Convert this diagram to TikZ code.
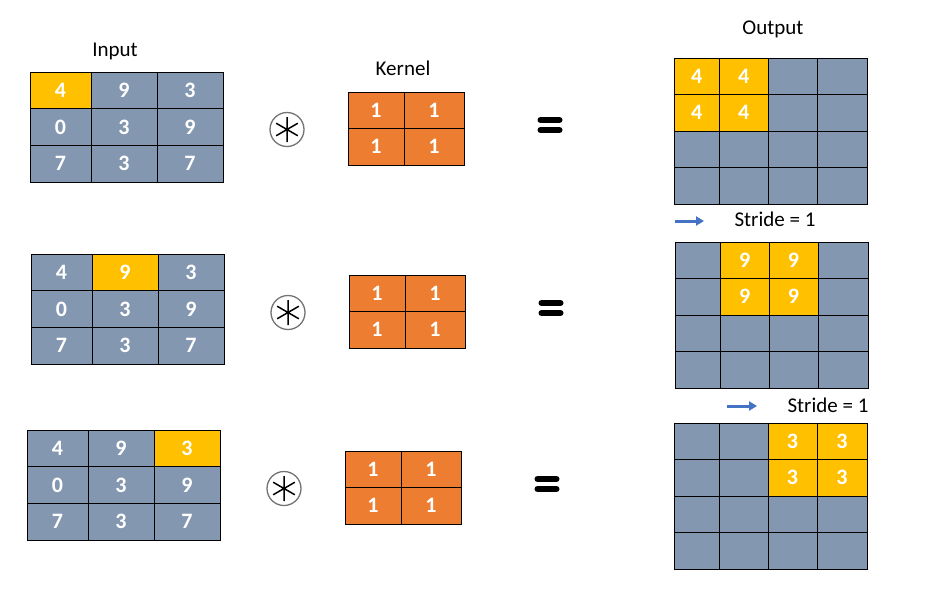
\documentclass[tikz,border=0pt]{standalone}
\usepackage{fontspec}
\setmainfont{Carlito}
\usetikzlibrary{arrows.meta}
\definecolor{gridblue}{RGB}{132,151,176}
\definecolor{hlyellow}{RGB}{255,192,0}
\definecolor{kernorange}{RGB}{237,125,49}
\definecolor{arrowblue}{RGB}{68,114,196}

\begin{document}
\begin{tikzpicture}[x=1pt,y=-1pt,cell/.style={draw=black,line width=0.9pt,fill=gridblue,inner sep=0pt,text=white,font=\fontsize{22pt}{26pt}\selectfont\bfseries},headtext/.style={inner sep=0pt,text=black,font=\fontsize{21pt}{25pt}\selectfont},conv/.style={circle,draw=black!55,line width=1.3pt,minimum size=34pt,inner sep=0pt,path picture={\draw[black,line width=1.5pt] (path picture bounding box.center) +(90:12.5pt) -- +(270:12.5pt) +(30:12.5pt) -- +(210:12.5pt) +(150:12.5pt) -- +(330:12.5pt);}},equal/.style={minimum width=26pt,minimum height=22pt,inner sep=0pt,path picture={\draw[black,line width=6pt,line cap=round] ([xshift=3.5pt,yshift=5pt]path picture bounding box.west) -- ([xshift=-3.5pt,yshift=5pt]path picture bounding box.east) ([xshift=3.5pt,yshift=-5pt]path picture bounding box.west) -- ([xshift=-3.5pt,yshift=-5pt]path picture bounding box.east);}},stride/.style={draw=arrowblue,line width=3pt,-{Triangle[length=8pt,width=9pt]}}]
\fill[white] (0,0) rectangle (939,602);
\useasboundingbox (0,0) rectangle (939,602);
\node[headtext] (inlabel) at (115,51) {Input};
\node[headtext] (klabel) at (403,68) {Kernel};
\node[headtext] (outlabel) at (773,29) {Output};
% one row per stride step: input, kernel, output
\foreach \r/\ix/\iy/\kx/\ky/\ox/\oy/\ov in {1/30/72/348/92/674/58/4,2/31/254/349/275/675/242/9,3/27/430/345/451/674/423/3}{
  \foreach \rr in {0,1,2}{
    \foreach \c/\cx/\w in {0/30.5/61,1/94/66,2/160/66}{
      \pgfmathtruncatemacro\v{{4,9,3,0,3,9,7,3,7}[3*\rr+\c]}
      \pgfmathtruncatemacro\hl{(\rr==0)&&(\c==\r-1)}
      \ifnum\hl=1 \def\cf{hlyellow}\else\def\cf{gridblue}\fi
      \node[cell,fill=\cf,minimum width=\w pt,minimum height=36.7pt] (in\r-\rr-\c) at (\ix+\cx,\iy+18.35+36.7*\rr) {\v};
    }
  }
  \node[conv] (conv\r) at (\kx-61,\ky+37.5) {};
  \foreach \rr in {0,1}{
    \foreach \c/\cx/\w in {0/28/56,1/86/60}{
      \node[cell,fill=kernorange,minimum width=\w pt,minimum height=36.5pt] (k\r-\rr-\c) at (\kx+\cx,\ky+18.25+36.5*\rr) {1};
    }
  }
  \node[equal] (eq\r) at (\kx+202,\ky+33) {};
  \foreach \rr in {0,...,3}{
    \foreach \c/\cx/\w in {0/22.75/45.5,1/69.75/48.5,2/118.5/49,3/168/50}{
      \pgfmathtruncatemacro\hl{(\rr<2)&&(\c>=\r-1)&&(\c<=\r)}
      \ifnum\hl=1 \def\cf{hlyellow}\def\ct{\ov}\else\def\cf{gridblue}\def\ct{}\fi
      \node[cell,fill=\cf,minimum width=\w pt,minimum height=36.5pt] (out\r-\rr-\c) at (\ox+\cx,\oy+18.25+36.5*\rr) {\ct};
    }
  }
}
\coordinate (s1a) at (675,221);
\coordinate (s1b) at (704,221);
\draw[stride] (s1a) -- (s1b);
\node[headtext] (s1) at (775,219) {Stride = 1};
\coordinate (s2a) at (727,406);
\coordinate (s2b) at (757,406);
\draw[stride] (s2a) -- (s2b);
\node[headtext] (s2) at (828,405) {Stride = 1};
\end{tikzpicture}
\end{document}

◆ WRITTEN EXERCISE: Write out the full set of lines verbatim, without the pictures.

◆ REPLY:
Convert this diagram to TikZ code.
\documentclass[tikz,border=0pt]{standalone}
\usepackage{fontspec}
\setmainfont{Carlito}
\usetikzlibrary{arrows.meta}
\definecolor{gridblue}{RGB}{132,151,176}
\definecolor{hlyellow}{RGB}{255,192,0}
\definecolor{kernorange}{RGB}{237,125,49}
\definecolor{arrowblue}{RGB}{68,114,196}

\begin{document}
\begin{tikzpicture}[x=1pt,y=-1pt,cell/.style={draw=black,line width=0.9pt,fill=gridblue,inner sep=0pt,text=white,font=\fontsize{22pt}{26pt}\selectfont\bfseries},headtext/.style={inner sep=0pt,text=black,font=\fontsize{21pt}{25pt}\selectfont},conv/.style={circle,draw=black!55,line width=1.3pt,minimum size=34pt,inner sep=0pt,path picture={\draw[black,line width=1.5pt] (path picture bounding box.center) +(90:12.5pt) -- +(270:12.5pt) +(30:12.5pt) -- +(210:12.5pt) +(150:12.5pt) -- +(330:12.5pt);}},equal/.style={minimum width=26pt,minimum height=22pt,inner sep=0pt,path picture={\draw[black,line width=6pt,line cap=round] ([xshift=3.5pt,yshift=5pt]path picture bounding box.west) -- ([xshift=-3.5pt,yshift=5pt]path picture bounding box.east) ([xshift=3.5pt,yshift=-5pt]path picture bounding box.west) -- ([xshift=-3.5pt,yshift=-5pt]path picture bounding box.east);}},stride/.style={draw=arrowblue,line width=3pt,-{Triangle[length=8pt,width=9pt]}}]
\fill[white] (0,0) rectangle (939,602);
\useasboundingbox (0,0) rectangle (939,602);
\node[headtext] (inlabel) at (115,51) {Input};
\node[headtext] (klabel) at (403,68) {Kernel};
\node[headtext] (outlabel) at (773,29) {Output};
% one row per stride step: input, kernel, output
\foreach \r/\ix/\iy/\kx/\ky/\ox/\oy/\ov in {1/30/72/348/92/674/58/4,2/31/254/349/275/675/242/9,3/27/430/345/451/674/423/3}{
  \foreach \rr in {0,1,2}{
    \foreach \c/\cx/\w in {0/30.5/61,1/94/66,2/160/66}{
      \pgfmathtruncatemacro\v{{4,9,3,0,3,9,7,3,7}[3*\rr+\c]}
      \pgfmathtruncatemacro\hl{(\rr==0)&&(\c==\r-1)}
      \ifnum\hl=1 \def\cf{hlyellow}\else\def\cf{gridblue}\fi
      \node[cell,fill=\cf,minimum width=\w pt,minimum height=36.7pt] (in\r-\rr-\c) at (\ix+\cx,\iy+18.35+36.7*\rr) {\v};
    }
  }
  \node[conv] (conv\r) at (\kx-61,\ky+37.5) {};
  \foreach \rr in {0,1}{
    \foreach \c/\cx/\w in {0/28/56,1/86/60}{
      \node[cell,fill=kernorange,minimum width=\w pt,minimum height=36.5pt] (k\r-\rr-\c) at (\kx+\cx,\ky+18.25+36.5*\rr) {1};
    }
  }
  \node[equal] (eq\r) at (\kx+202,\ky+33) {};
  \foreach \rr in {0,...,3}{
    \foreach \c/\cx/\w in {0/22.75/45.5,1/69.75/48.5,2/118.5/49,3/168/50}{
      \pgfmathtruncatemacro\hl{(\rr<2)&&(\c>=\r-1)&&(\c<=\r)}
      \ifnum\hl=1 \def\cf{hlyellow}\def\ct{\ov}\else\def\cf{gridblue}\def\ct{}\fi
      \node[cell,fill=\cf,minimum width=\w pt,minimum height=36.5pt] (out\r-\rr-\c) at (\ox+\cx,\oy+18.25+36.5*\rr) {\ct};
    }
  }
}
\coordinate (s1a) at (675,221);
\coordinate (s1b) at (704,221);
\draw[stride] (s1a) -- (s1b);
\node[headtext] (s1) at (775,219) {Stride = 1};
\coordinate (s2a) at (727,406);
\coordinate (s2b) at (757,406);
\draw[stride] (s2a) -- (s2b);
\node[headtext] (s2) at (828,405) {Stride = 1};
\end{tikzpicture}
\end{document}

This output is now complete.